What’s in a name?

If only I’d foreseen the plethora of Susan Barretts that abound in the writing world, I’d have called myself Zuilla Plenkinthorpe when I started out in the 1960s.  This morning, while tidying my tracks on the internet, I came across one more Susan Barrett to add to the list of – what might you call us? – sib-writerlings.  There’s a writer about economics and accountancy and at least two novelists sharing the name, and now here comes another.  This newcomer was, like me, born in Plymouth, although many decades later than me by the lovely look of her.  But she had the foresight to put a J between her forename and surname.

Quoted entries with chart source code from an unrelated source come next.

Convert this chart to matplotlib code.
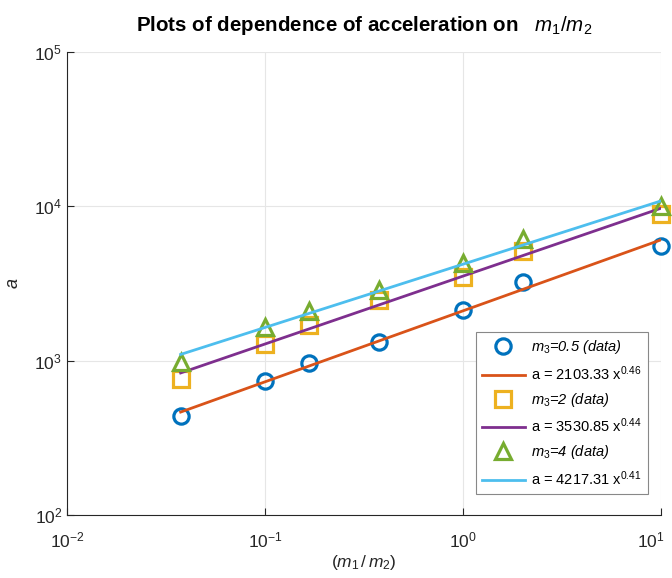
import numpy as np
import matplotlib.pyplot as plt
from matplotlib.transforms import ScaledTranslation

plt.rcParams['font.family'] = ['Liberation Sans', 'DejaVu Sans']
plt.rcParams['mathtext.fontset'] = 'custom'
plt.rcParams['mathtext.rm'] = 'Liberation Sans'
plt.rcParams['mathtext.it'] = 'Liberation Sans:italic'
plt.rcParams['mathtext.bf'] = 'Liberation Sans:bold'

# data
ratio = [0.0375, 0.1, 0.1667, 0.375, 1.0, 2.0, 10.0]
a_m3_05 = [440, 740, 960, 1330, 2130, 3220, 5500]
a_m3_2 = [764, 1290, 1700, 2480, 3510, 5100, 8900]
a_m3_4 = [985, 1660, 2090, 2890, 4300, 6100, 10100]

# fitted power laws (from the legend)
fit_C = [2103.33, 3530.85, 4217.31]
fit_p = [0.46, 0.44, 0.41]

blue = '#0072BD'
orange = '#D95319'
yellow = '#EDB120'
purple = '#7E2F8E'
green = '#77AC30'
cyan = '#4DBEEE'

fig = plt.figure(figsize=(6.72, 5.78), dpi=100)
ax = fig.add_axes([67/672, 1-515/578, 594/672, 463/578])

x = np.array(ratio)
ms = 11
mew = 2.3
lw = 2.0
ax.plot(x, a_m3_05, 'o', mfc='none', mec=blue, ms=ms, mew=mew, clip_on=False,
        label='$m_3$=0.5 (data)')
ax.plot(x, fit_C[0]*x**fit_p[0], '-', color=orange, lw=lw,
        label='a = 2103.33 x$^{0.46}$')
ax.plot(x, a_m3_2, 's', mfc='none', mec=yellow, ms=ms, mew=mew, clip_on=False,
        label='$m_3$=2 (data)')
ax.plot(x, fit_C[1]*x**fit_p[1], '-', color=purple, lw=lw,
        label='a = 3530.85 x$^{0.44}$')
ax.plot(x, a_m3_4, '^', mfc='none', mec=green, ms=ms, mew=mew, clip_on=False,
        label='$m_3$=4 (data)')
ax.plot(x, fit_C[2]*x**fit_p[2], '-', color=cyan, lw=lw,
        label='a = 4217.31 x$^{0.41}$')

ax.set_xscale('log')
ax.set_yscale('log')
ax.set_xlim(1e-2, 1e1)
ax.set_ylim(1e2, 1e5)
ax.set_xticks([1e-2, 1e-1, 1e0, 1e1])
ax.set_yticks([1e2, 1e3, 1e4, 1e5])
ax.minorticks_off()
ax.grid(True, color='#e6e6e6', lw=0.8)
ax.set_axisbelow(True)
for s in ['top', 'right']:
    ax.spines[s].set_visible(False)
for s in ['left', 'bottom']:
    ax.spines[s].set_color('#262626')
    ax.spines[s].set_linewidth(0.8)
ax.tick_params(direction='in', length=5, width=0.8, colors='#262626',
               labelsize=12.5)
ax.tick_params(axis='x', pad=11)

# keep the last x tick label inside the figure
last = ax.get_xticklabels()[-1]
last.set_transform(last.get_transform() + ScaledTranslation(-7/72, 0, fig.dpi_scale_trans))

ax.set_xlabel('$(m_1\\,/\\,m_2)$', fontsize=12.5, color='#262626', labelpad=2)
ax.set_ylabel('$a$', fontsize=13, color='#262626')
ax.yaxis.set_label_coords(-0.076, 0.5)
ax.set_title('Plots of dependence of acceleration on   $m_1/m_2$',
             fontsize=14.8, fontweight='bold', pad=15)

leg = ax.legend(loc='lower right', bbox_to_anchor=(0.99, 0.03), fontsize=10.5,
                fancybox=False, edgecolor='#888888', framealpha=1,
                handlelength=3.0, handletextpad=0.4, labelspacing=0.55,
                borderpad=0.4)
leg.get_frame().set_linewidth(0.8)
for i in (0, 2, 4):
    leg.get_texts()[i].set_fontstyle('italic')

fig.savefig('out.png', dpi=100)
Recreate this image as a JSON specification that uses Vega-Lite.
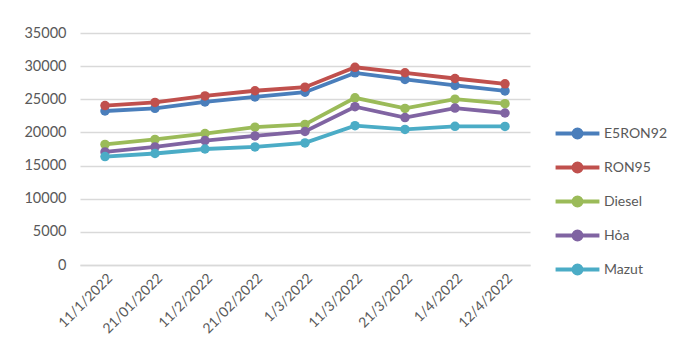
{
  "$schema": "https://vega.github.io/schema/vega-lite/v6.json",
  "autosize": "none",
  "width": 450,
  "height": 232,
  "padding": {"left": 80, "top": 33, "right": 155, "bottom": 86},
  "background": "white",
  "config": {"view": {"stroke": null}, "font": "Lato"},
  "data": {"values": [
    {"date": "11/1/2022", "fuel": "E5RON92", "price": 23233},
    {"date": "21/01/2022", "fuel": "E5RON92", "price": 23642},
    {"date": "11/2/2022", "fuel": "E5RON92", "price": 24602},
    {"date": "21/02/2022", "fuel": "E5RON92", "price": 25353},
    {"date": "1/3/2022", "fuel": "E5RON92", "price": 26070},
    {"date": "11/3/2022", "fuel": "E5RON92", "price": 28986},
    {"date": "21/3/2022", "fuel": "E5RON92", "price": 28000},
    {"date": "1/4/2022", "fuel": "E5RON92", "price": 27091},
    {"date": "12/4/2022", "fuel": "E5RON92", "price": 26265},
    {"date": "11/1/2022", "fuel": "RON95", "price": 24056},
    {"date": "21/01/2022", "fuel": "RON95", "price": 24526},
    {"date": "11/2/2022", "fuel": "RON95", "price": 25505},
    {"date": "21/02/2022", "fuel": "RON95", "price": 26287},
    {"date": "1/3/2022", "fuel": "RON95", "price": 26831},
    {"date": "11/3/2022", "fuel": "RON95", "price": 29824},
    {"date": "21/3/2022", "fuel": "RON95", "price": 29001},
    {"date": "1/4/2022", "fuel": "RON95", "price": 28137},
    {"date": "12/4/2022", "fuel": "RON95", "price": 27335},
    {"date": "11/1/2022", "fuel": "Diesel", "price": 18186},
    {"date": "21/01/2022", "fuel": "Diesel", "price": 18937},
    {"date": "11/2/2022", "fuel": "Diesel", "price": 19836},
    {"date": "21/02/2022", "fuel": "Diesel", "price": 20788},
    {"date": "1/3/2022", "fuel": "Diesel", "price": 21209},
    {"date": "11/3/2022", "fuel": "Diesel", "price": 25226},
    {"date": "21/3/2022", "fuel": "Diesel", "price": 23620},
    {"date": "1/4/2022", "fuel": "Diesel", "price": 25013},
    {"date": "12/4/2022", "fuel": "Diesel", "price": 24342},
    {"date": "11/1/2022", "fuel": "Hỏa", "price": 17061},
    {"date": "21/01/2022", "fuel": "Hỏa", "price": 17818},
    {"date": "11/2/2022", "fuel": "Hỏa", "price": 18777},
    {"date": "21/02/2022", "fuel": "Hỏa", "price": 19468},
    {"date": "1/3/2022", "fuel": "Hỏa", "price": 20138},
    {"date": "11/3/2022", "fuel": "Hỏa", "price": 23880},
    {"date": "21/3/2022", "fuel": "Hỏa", "price": 22240},
    {"date": "1/4/2022", "fuel": "Hỏa", "price": 23678},
    {"date": "12/4/2022", "fuel": "Hỏa", "price": 22930},
    {"date": "11/1/2022", "fuel": "Mazut", "price": 16360},
    {"date": "21/01/2022", "fuel": "Mazut", "price": 16820},
    {"date": "11/2/2022", "fuel": "Mazut", "price": 17500},
    {"date": "21/02/2022", "fuel": "Mazut", "price": 17810},
    {"date": "1/3/2022", "fuel": "Mazut", "price": 18420},
    {"date": "11/3/2022", "fuel": "Mazut", "price": 21025},
    {"date": "21/3/2022", "fuel": "Mazut", "price": 20455},
    {"date": "1/4/2022", "fuel": "Mazut", "price": 20925},
    {"date": "12/4/2022", "fuel": "Mazut", "price": 20905}
  ]},
  "mark": {"type": "line", "strokeWidth": 3.8, "point": {"size": 90, "filled": true, "opacity": 1}},
  "encoding": {
    "x": {
      "field": "date", "type": "ordinal",
      "sort": ["11/1/2022", "21/01/2022", "11/2/2022", "21/02/2022", "1/3/2022", "11/3/2022", "21/3/2022", "1/4/2022", "12/4/2022"],
      "scale": {"type": "point", "padding": 0.5},
      "axis": {"title": null, "labelAngle": -45, "labelFontSize": 14, "labelColor": "#595959", "ticks": false, "domainColor": "#d9d9d9", "domainWidth": 1.5, "labelPadding": 6}
    },
    "y": {
      "field": "price", "type": "quantitative",
      "scale": {"domain": [0, 35000]},
      "axis": {"title": null, "values": [0, 5000, 10000, 15000, 20000, 25000, 30000, 35000], "format": "d", "labelFontSize": 14.5, "labelColor": "#595959", "ticks": false, "domain": false, "gridColor": "#d9d9d9", "gridWidth": 1.5, "labelPadding": 14}
    },
    "color": {
      "field": "fuel", "type": "nominal",
      "sort": ["E5RON92", "RON95", "Diesel", "Hỏa", "Mazut"],
      "scale": {"domain": ["E5RON92", "RON95", "Diesel", "Hỏa", "Mazut"], "range": ["#4A7EBB", "#C0504D", "#9BBB59", "#8064A2", "#4BACC6"]},
      "legend": {
        "title": null, "orient": "none", "legendX": 476, "legendY": 79,
        "padding": 0,
        "symbolType": "M-1.14,0L1.14,0M-0.21,0A0.21,0.21 0 1,1 0.21,0A0.21,0.21 0 1,1 -0.21,0",
        "symbolSize": 1480, "symbolStrokeWidth": 3.8,
        "rowPadding": 0, "labelOffset": 5,
        "labelFontSize": 14, "labelColor": "#595959"
      }
    }
  }
}
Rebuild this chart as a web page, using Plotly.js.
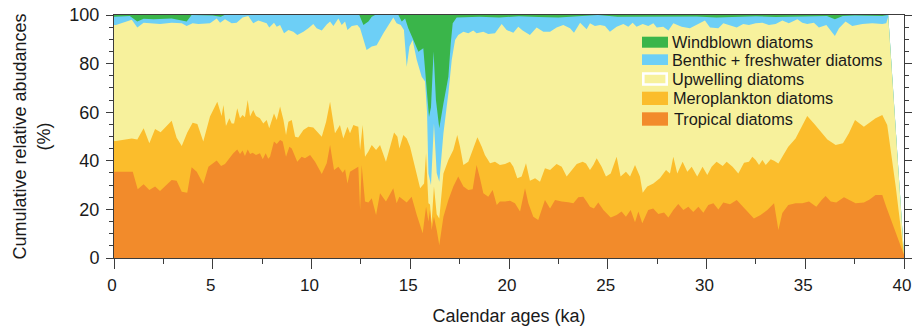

A lack of foresight is not as bad as the mistake I made when Amazon started Author Pages.  Halfway through my career (actually, I don’t know if it was halfway or not – there’s no way of telling), I signed on for the MA in Creative Writing at Bath Spa.  My idea was to get in touch with contemporary views of fiction.  One of my tutors was an excellent writer of children’s nature books.  Ah, I thought to myself; I’ve written children’s nature books, too; I can bulk out my list of publications with those titles.   To my mortification, there is  no way for the author to fix the order of the list of titles on an Amazon Author Page.   When an interested reader clicks on my page,  A Day in the Life of a Puppy pops up in pride of place – that is, if the clicker has opted for an alphabetical list.   I want my novels to head the list, and my minimal children’s books forgotten.  The system doesn’t allow me to delete them.  Ggrrrr.

Something else I’ve learnt in the last years is, if I want to be welcomed by a publisher again, I must write a different kind of book.   All this is to say that my next novel will be a tale throbbing with adjectives by Zuilla Plenkithorpe.